Forum discusses impact of corruption on African women

Ms Catherine Nyambura, African Women's Development and Communication Network's Advocacy Officer, leads the organisation's team in introducing their policy paper on "Fight Corruption, Finance Gender Equality on June 22, 2018." PHOTO | NJERI RUGENE | NATION MEDIA GROUP

What you need to know:

  • African governments were called upon to adopt a combination of stringent measures to tighten the noose on corruption and become more accountable to the people.

In Nouakchott, Mauritania

Concerned about the apparent inability by Africa’s government to contain the corruption monster, tens of non-governmental organisations converged at Mauritania’s capital Nouakchott to discuss the impact of graft especially on the continent’s women, children and youth, ahead of a Heads of States and governments African Union Summit next week.

Meeting under the auspices of Gender is My Campaign (Gimac), the forum, which included representatives of the African Union called on the continent’s governments to do more in the fight against corruption, noting that the vice had impacted especially on women, children and the youth.

ANTI-GRAFT

They suggested, for instance, that governments strengthen accountability mechanisms for holding multinational companies accountable to pay taxes as well as uphold human and women’s rights which a number, especially in extractive industries, have been accused of violating. 

The AU has declared 2018 as the anti-corruption year.

The African Women’s Development and Communication Network, (Femnet), which launched a policy report at the meeting called on AU leadership to take urgent action to fight graft with executive director Memory Kachambwa arguing the push for accountability in Africa would be “unstoppable.’’

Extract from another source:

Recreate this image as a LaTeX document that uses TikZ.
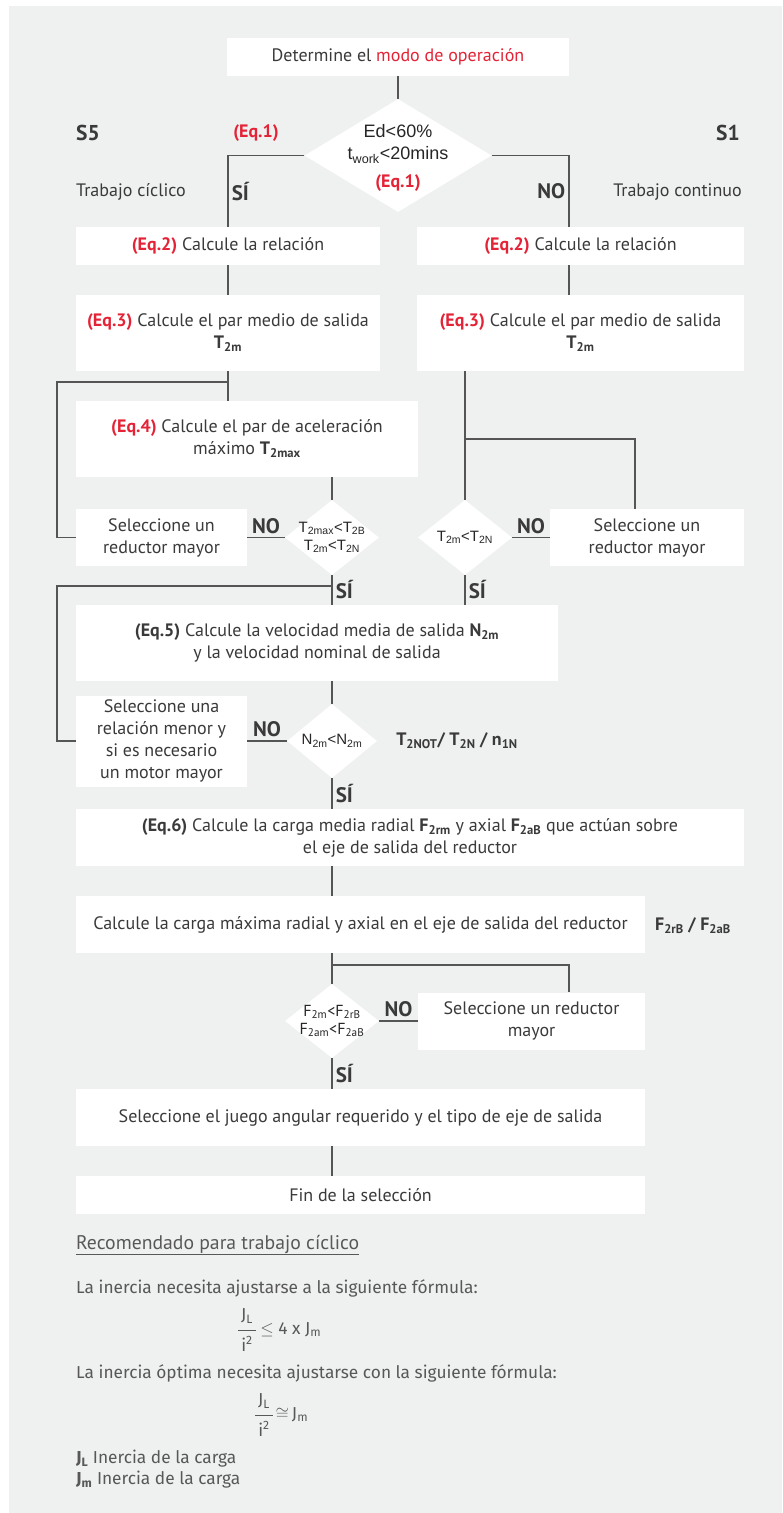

“The reality that our African leaders must confront is the fact that because of corruption, African’s women and girls are seriously the collateral damage.

They lose out on all the important pointers of development because all the resources are lost on illegitimate dealings,’’ Ms Kachambwa, in the report titled Fight Corruption, Finance Gender and Equality, which outlines, gaps of corruption and inequality. 

The report also asks AU to address international financial flows arguing that if 5 percent of the 50 billion dollars lost to the vice was invested in gender equality programs, huge progress would be made.

African governments were called upon to adopt a combination of stringent measures to tighten the noose on corruption and become more accountable to the people.

 “Africa’s gender inequality index is shockingly more devastating on women and girls and a fact which Femnet insists must be addressed within AU’s theme on eradicating corruption.

“The government’s must be extremely serious in ratifying, domesticating and implementing regional instruments on corruption and gender equality and charters like the Maputo protocol that will ensure gender equality and women’s empowerment,’’ said Ms Kachambwa.

At the 32nd session of Gimac comes at a time Kenya, is grappling with high level corruption perpetrated by public officials and which has seen billions of tax payers money go into individuals pockets.

President Uhuru Kenyatta has sworn that any public officer implicated in corruption would serve term in jail, as he seeks to leave a legacy at the end of his second term in 2022. His resolve has seen some senior government officials hurled into courts to answer corruption allegations.

At the GIMAC meeting, delegates singled out sectors that appear to have been hit the hardest by corruption and the situations were strikingly similar in Africa. They include the impact graft has had on gender such as corrupt practices permeate the health sector to impact negatively on women’s health care, sexual reproductive health rights, education, land allocation and alienation of women’s land rights as well as how it has come in the way of fighting the menace that is sexual and gender violence, elimination of child marriages and migration and the youth.

Delegates called upon African Union and in particular Heads of States at the summit, to also take place in Nouakchott, to address the issue of illicit financial flows whose linkages to corruption continues to weaken state institutions. They called for implementation of recommendations made by a panel led by former South African President Thabo Mbeki on the same.

Other suggestions to the AU summit include to ensure countries adopt policies and measures which prioritise gender responsive accountability that address redistribution and reduction of unpaid care work while working towards elimination of corruption in provision of public services locally and nationally.

The summit was asked to establish a panel to inquire on causes and mitigation of migration and vulnerability of youth and women to transnational human trafficking criminal syndicates. The team, the meeting suggested, should present it’s finding to the African Union summit next January.

It should also engage the judiciary in establishing ways to fight corruption and fast track sexual and cases of gender violence.

The delegates, who comprise representatives of leading non governmental organisations in the continental welcomed the decision of the African Union to declare 2018 as the “year of anti-corruption that aspires to build an Africa whose development is people driven, relying on the potential offered by African people, especially women, youth and children.’’

Supported by AU, GIMAC's  two day consultative meeting’s objective was to come up with action plans in view of what they see as positive reforms at the AU such as establishing a new board on corruption and a gender directorate, buoyed by the e declaration to “eliminate’’ corruption within it’s membership.

The African Union’s summit which is slated to start Monday to July  2, meets under the anti-corruption theme, 'Winning the fight against corruption: a sustainable path to Africa’s transformation'.